━━ DATA SEGMENT

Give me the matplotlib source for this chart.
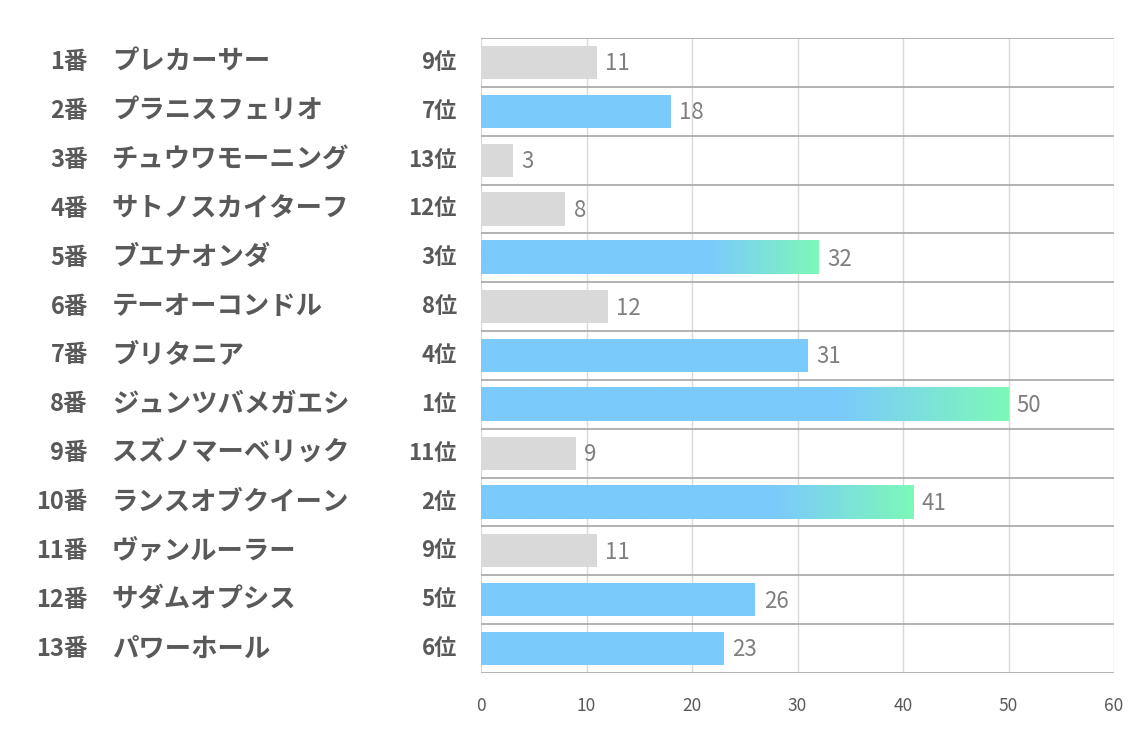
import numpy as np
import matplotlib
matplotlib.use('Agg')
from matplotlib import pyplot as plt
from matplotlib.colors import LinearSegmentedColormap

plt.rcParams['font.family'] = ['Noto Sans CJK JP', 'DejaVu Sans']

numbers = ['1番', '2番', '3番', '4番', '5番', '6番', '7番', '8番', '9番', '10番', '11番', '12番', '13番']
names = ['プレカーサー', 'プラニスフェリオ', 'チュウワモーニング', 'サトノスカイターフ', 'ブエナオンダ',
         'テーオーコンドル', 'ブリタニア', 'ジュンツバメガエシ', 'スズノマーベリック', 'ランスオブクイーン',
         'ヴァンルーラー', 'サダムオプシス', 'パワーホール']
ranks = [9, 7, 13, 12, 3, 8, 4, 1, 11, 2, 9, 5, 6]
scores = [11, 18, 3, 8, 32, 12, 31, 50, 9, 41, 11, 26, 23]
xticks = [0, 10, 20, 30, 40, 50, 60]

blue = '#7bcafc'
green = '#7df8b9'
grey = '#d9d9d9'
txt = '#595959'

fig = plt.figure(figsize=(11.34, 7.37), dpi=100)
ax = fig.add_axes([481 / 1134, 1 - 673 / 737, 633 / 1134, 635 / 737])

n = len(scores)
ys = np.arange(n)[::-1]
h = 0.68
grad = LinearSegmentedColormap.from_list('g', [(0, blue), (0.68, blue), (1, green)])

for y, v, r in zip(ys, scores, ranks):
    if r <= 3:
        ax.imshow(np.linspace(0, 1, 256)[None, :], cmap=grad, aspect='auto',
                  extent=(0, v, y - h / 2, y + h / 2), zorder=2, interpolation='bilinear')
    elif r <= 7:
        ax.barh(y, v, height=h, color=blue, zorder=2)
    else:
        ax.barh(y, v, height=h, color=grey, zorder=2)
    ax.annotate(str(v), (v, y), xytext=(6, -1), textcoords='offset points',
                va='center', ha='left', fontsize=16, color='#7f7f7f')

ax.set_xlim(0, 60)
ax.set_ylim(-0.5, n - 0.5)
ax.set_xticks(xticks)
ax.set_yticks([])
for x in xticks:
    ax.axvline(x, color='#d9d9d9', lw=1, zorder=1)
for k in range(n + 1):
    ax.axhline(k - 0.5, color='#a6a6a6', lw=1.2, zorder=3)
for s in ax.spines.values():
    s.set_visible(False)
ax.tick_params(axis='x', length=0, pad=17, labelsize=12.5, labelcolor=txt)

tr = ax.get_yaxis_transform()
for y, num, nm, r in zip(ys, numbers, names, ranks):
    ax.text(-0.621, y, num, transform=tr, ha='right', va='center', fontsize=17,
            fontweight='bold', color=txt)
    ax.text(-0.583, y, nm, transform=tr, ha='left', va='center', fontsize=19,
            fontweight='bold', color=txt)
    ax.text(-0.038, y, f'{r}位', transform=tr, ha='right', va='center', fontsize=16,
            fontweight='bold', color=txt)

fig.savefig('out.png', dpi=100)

━━━━

SHORT TASK:
Print the full listing exactly, dropping the pictures.

TASK RESULT:
Give me the matplotlib source for this chart.
import numpy as np
import matplotlib
matplotlib.use('Agg')
from matplotlib import pyplot as plt
from matplotlib.colors import LinearSegmentedColormap

plt.rcParams['font.family'] = ['Noto Sans CJK JP', 'DejaVu Sans']

numbers = ['1番', '2番', '3番', '4番', '5番', '6番', '7番', '8番', '9番', '10番', '11番', '12番', '13番']
names = ['プレカーサー', 'プラニスフェリオ', 'チュウワモーニング', 'サトノスカイターフ', 'ブエナオンダ',
         'テーオーコンドル', 'ブリタニア', 'ジュンツバメガエシ', 'スズノマーベリック', 'ランスオブクイーン',
         'ヴァンルーラー', 'サダムオプシス', 'パワーホール']
ranks = [9, 7, 13, 12, 3, 8, 4, 1, 11, 2, 9, 5, 6]
scores = [11, 18, 3, 8, 32, 12, 31, 50, 9, 41, 11, 26, 23]
xticks = [0, 10, 20, 30, 40, 50, 60]

blue = '#7bcafc'
green = '#7df8b9'
grey = '#d9d9d9'
txt = '#595959'

fig = plt.figure(figsize=(11.34, 7.37), dpi=100)
ax = fig.add_axes([481 / 1134, 1 - 673 / 737, 633 / 1134, 635 / 737])

n = len(scores)
ys = np.arange(n)[::-1]
h = 0.68
grad = LinearSegmentedColormap.from_list('g', [(0, blue), (0.68, blue), (1, green)])

for y, v, r in zip(ys, scores, ranks):
    if r <= 3:
        ax.imshow(np.linspace(0, 1, 256)[None, :], cmap=grad, aspect='auto',
                  extent=(0, v, y - h / 2, y + h / 2), zorder=2, interpolation='bilinear')
    elif r <= 7:
        ax.barh(y, v, height=h, color=blue, zorder=2)
    else:
        ax.barh(y, v, height=h, color=grey, zorder=2)
    ax.annotate(str(v), (v, y), xytext=(6, -1), textcoords='offset points',
                va='center', ha='left', fontsize=16, color='#7f7f7f')

ax.set_xlim(0, 60)
ax.set_ylim(-0.5, n - 0.5)
ax.set_xticks(xticks)
ax.set_yticks([])
for x in xticks:
    ax.axvline(x, color='#d9d9d9', lw=1, zorder=1)
for k in range(n + 1):
    ax.axhline(k - 0.5, color='#a6a6a6', lw=1.2, zorder=3)
for s in ax.spines.values():
    s.set_visible(False)
ax.tick_params(axis='x', length=0, pad=17, labelsize=12.5, labelcolor=txt)

tr = ax.get_yaxis_transform()
for y, num, nm, r in zip(ys, numbers, names, ranks):
    ax.text(-0.621, y, num, transform=tr, ha='right', va='center', fontsize=17,
            fontweight='bold', color=txt)
    ax.text(-0.583, y, nm, transform=tr, ha='left', va='center', fontsize=19,
            fontweight='bold', color=txt)
    ax.text(-0.038, y, f'{r}位', transform=tr, ha='right', va='center', fontsize=16,
            fontweight='bold', color=txt)

fig.savefig('out.png', dpi=100)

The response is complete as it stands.